La gouvernance publique de cette politique reste centralisée, mais se partage entre plusieurs structures : l'Agence nationale pour le numérique, l'ARCEP, le Commissariat général à l'investissement (CGI), la Caisse des dépôts et consignations (CDC)... À l'échelon régional, les préfets disposent simplement d'un agent consacré à ces problématiques.

La mise en oeuvre du plan France très haut débit se heurte aujourd'hui à plusieurs difficultés, dont la première réside dans le manque de financement des RIP.

L'État a annoncé qu'il mettait à leur disposition 3,3 milliards d'euros, dont 1,5 ont déjà été engagés. Cependant, les 900 millions d'euros du Fonds national pour la société numérique (FSN) mobilisés à cet effet tardent à être débloqués au profit de leurs bénéficiaires. Il faut au moins deux ans à une collectivité, en effet, pour obtenir le « feu vert » du Premier ministre sur un dossier de financement de RIP.

En outre, le système de soutien prévu par la France, notamment à la montée en débit sur les réseaux cuivre, n'a pas été agréé par les instances européennes, car il finance le réseau d'un unique opérateur privé.

L'absence de visibilité sur le calendrier d'exécution et sur la volonté des opérateurs privés de réaliser leurs engagements en zones denses constitue une autre difficulté. La concurrence entre les opérateurs prend des chemins inattendus à la suite des restructurations qu'elles connaissent, et notamment du rachat de SFR par Numéricable.

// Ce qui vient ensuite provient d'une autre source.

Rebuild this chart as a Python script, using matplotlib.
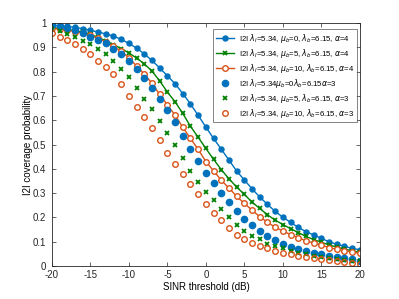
import matplotlib

matplotlib.use('Agg')

import matplotlib.pyplot as plt
import numpy as np

plt.rcParams.update({
    'font.family': ['Liberation Sans', 'DejaVu Sans'],
    'font.size': 7,
    'axes.unicode_minus': False,
    'axes.linewidth': 0.6,
    'axes.edgecolor': '#262626',
    'xtick.direction': 'in',
    'ytick.direction': 'in',
    'xtick.color': '#262626',
    'ytick.color': '#262626',
    'xtick.major.size': 3,
    'ytick.major.size': 3,
    'xtick.major.width': 0.5,
    'ytick.major.width': 0.5,
    'xtick.top': True,
    'ytick.right': True,
})

# SINR threshold in dB
sinr_db = np.arange(-20, 21)

# alpha = 4 (lines)
cov_mu0_a4 = [0.990, 0.989, 0.986, 0.982, 0.977, 0.970, 0.963, 0.955, 0.946, 0.933,
              0.916, 0.897, 0.873, 0.846, 0.815, 0.783, 0.750, 0.710, 0.667, 0.620,
              0.572, 0.525, 0.481, 0.436, 0.391, 0.354, 0.318, 0.284, 0.254, 0.225,
              0.201, 0.180, 0.159, 0.142, 0.128, 0.114, 0.100, 0.090, 0.081, 0.073,
              0.067]
cov_mu5_a4 = [0.982, 0.978, 0.974, 0.968, 0.962, 0.953, 0.941, 0.927, 0.911, 0.895,
              0.877, 0.856, 0.832, 0.802, 0.762, 0.716, 0.676, 0.628, 0.575, 0.530,
              0.484, 0.439, 0.397, 0.359, 0.325, 0.295, 0.263, 0.237, 0.211, 0.189,
              0.171, 0.154, 0.138, 0.122, 0.109, 0.098, 0.087, 0.078, 0.070, 0.063,
              0.057]
cov_mu10_a4 = [0.978, 0.974, 0.970, 0.965, 0.958, 0.949, 0.937, 0.922, 0.905, 0.884,
               0.857, 0.823, 0.790, 0.752, 0.706, 0.663, 0.621, 0.571, 0.525, 0.480,
               0.430, 0.392, 0.353, 0.321, 0.287, 0.258, 0.230, 0.203, 0.180, 0.160,
               0.144, 0.130, 0.117, 0.104, 0.095, 0.086, 0.076, 0.069, 0.063, 0.058,
               0.052]

# alpha = 3 (markers only)
cov_mu0_a3 = [0.992, 0.988, 0.978, 0.971, 0.958, 0.944, 0.930, 0.916, 0.892, 0.871,
              0.845, 0.809, 0.775, 0.734, 0.686, 0.642, 0.592, 0.537, 0.481, 0.432,
              0.384, 0.340, 0.299, 0.265, 0.228, 0.192, 0.169, 0.145, 0.123, 0.107,
              0.093, 0.080, 0.070, 0.063, 0.055, 0.048, 0.041, 0.037, 0.032, 0.028,
              0.023]
cov_mu5_a3 = [0.975, 0.967, 0.955, 0.944, 0.926, 0.912, 0.892, 0.871, 0.845, 0.811,
              0.778, 0.733, 0.689, 0.645, 0.597, 0.546, 0.498, 0.446, 0.391, 0.347,
              0.303, 0.270, 0.235, 0.200, 0.169, 0.145, 0.123, 0.110, 0.093, 0.082,
              0.073, 0.063, 0.055, 0.048, 0.042, 0.037, 0.033, 0.029, 0.025, 0.022,
              0.019]
cov_mu10_a3 = [0.958, 0.944, 0.930, 0.912, 0.892, 0.871, 0.845, 0.818, 0.789, 0.750,
               0.700, 0.656, 0.612, 0.569, 0.519, 0.466, 0.418, 0.377, 0.337, 0.295,
               0.254, 0.218, 0.189, 0.158, 0.130, 0.111, 0.096, 0.084, 0.074, 0.063,
               0.055, 0.049, 0.041, 0.036, 0.032, 0.028, 0.025, 0.021, 0.016, 0.014,
               0.008]

labels = [
    r'I2I $\lambda_I$=5.34, $\mu_b$=0, $\lambda_b$=6.15, $\alpha$=4',
    r'I2I $\lambda_I$=5.34, $\mu_b$=5, $\lambda_b$=6.15, $\alpha$=4',
    r'I2I $\lambda_I$=5.34, $\mu_b$=10, $\lambda_b$=6.15, $\alpha$=4',
    r'I2I $\lambda_I$=5.34$\mu_b$=0$\lambda_b$=6.15$\alpha$=3',
    r'I2I $\lambda_I$=5.34, $\mu_b$=5, $\lambda_b$=6.15, $\alpha$=3',
    r'I2I $\lambda_I$=5.34, $\mu_b$=10, $\lambda_b$=6.15, $\alpha$=3',
]

BLUE = '#0072BD'
GREEN = '#008000'
ORANGE = '#D95319'

fig = plt.figure(figsize=(3.99, 2.99), dpi=100)
ax = fig.add_axes([0.130, 0.110, 0.772, 0.813])

ax.plot(sinr_db, cov_mu0_a4, '-o', color=BLUE, lw=1, ms=3.6, label=labels[0])
ax.plot(sinr_db, cov_mu5_a4, '-x', color=GREEN, lw=1, ms=3.5, mew=1.3, label=labels[1])
ax.plot(sinr_db, cov_mu10_a4, '-o', color=ORANGE, lw=1, ms=4, mfc='white', mew=1,
        label=labels[2])
ax.plot(sinr_db, cov_mu0_a3, 'o', color=BLUE, ms=4.5, label=labels[3])
ax.plot(sinr_db, cov_mu5_a3, 'x', color=GREEN, ms=3.5, mew=1.3, label=labels[4])
ax.plot(sinr_db, cov_mu10_a3, 'o', color=ORANGE, ms=4, mfc='none', mew=1,
        label=labels[5])

ax.set_xlim(-20, 20)
ax.set_ylim(0, 1)
ax.set_xticks(np.arange(-20, 21, 5))
ax.set_yticks(np.arange(0, 1.01, 0.1))
ax.set_yticklabels(['0', '0.1', '0.2', '0.3', '0.4', '0.5', '0.6', '0.7', '0.8',
                    '0.9', '1'])
ax.tick_params(axis='x', labelsize=7, pad=3)
ax.tick_params(axis='y', labelsize=7, pad=4)
ax.set_xlabel('SINR threshold (dB)', fontsize=7, labelpad=1)
ax.set_ylabel('I2I coverage probability', fontsize=7, labelpad=0)

leg = ax.legend(loc='upper right', fontsize=5.6, frameon=True, fancybox=False,
                edgecolor='#262626', handlelength=2.4, handletextpad=0.6,
                labelspacing=0.25, borderpad=0.35, borderaxespad=0,
                bbox_to_anchor=(0.99, 0.975))
leg.get_frame().set_linewidth(0.5)

fig.savefig('out.png', dpi=100, facecolor='white')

En définitive, c'est donc une politique « au fil de l'eau » qui s'installe, gérée par un « navire sans pilote », avec le risque de voir les usages d'internet exploser sans trouver de réponse pour tous et sur tout le territoire, et certaines zones accuser un retard croissant avec celles les mieux desservies.

Voilà, Monsieur le Président, mes chers collègues, ma contribution à cette mission « économie », et les nombreuses interrogations qu'elle suscite dans son volet numérique. Afin de tirer un signal d'alarme sur les évolutions de la politique des pouvoirs publics en la matière, je vous propose fort logiquement un avis défavorable sur l'adoption des crédits correspondants.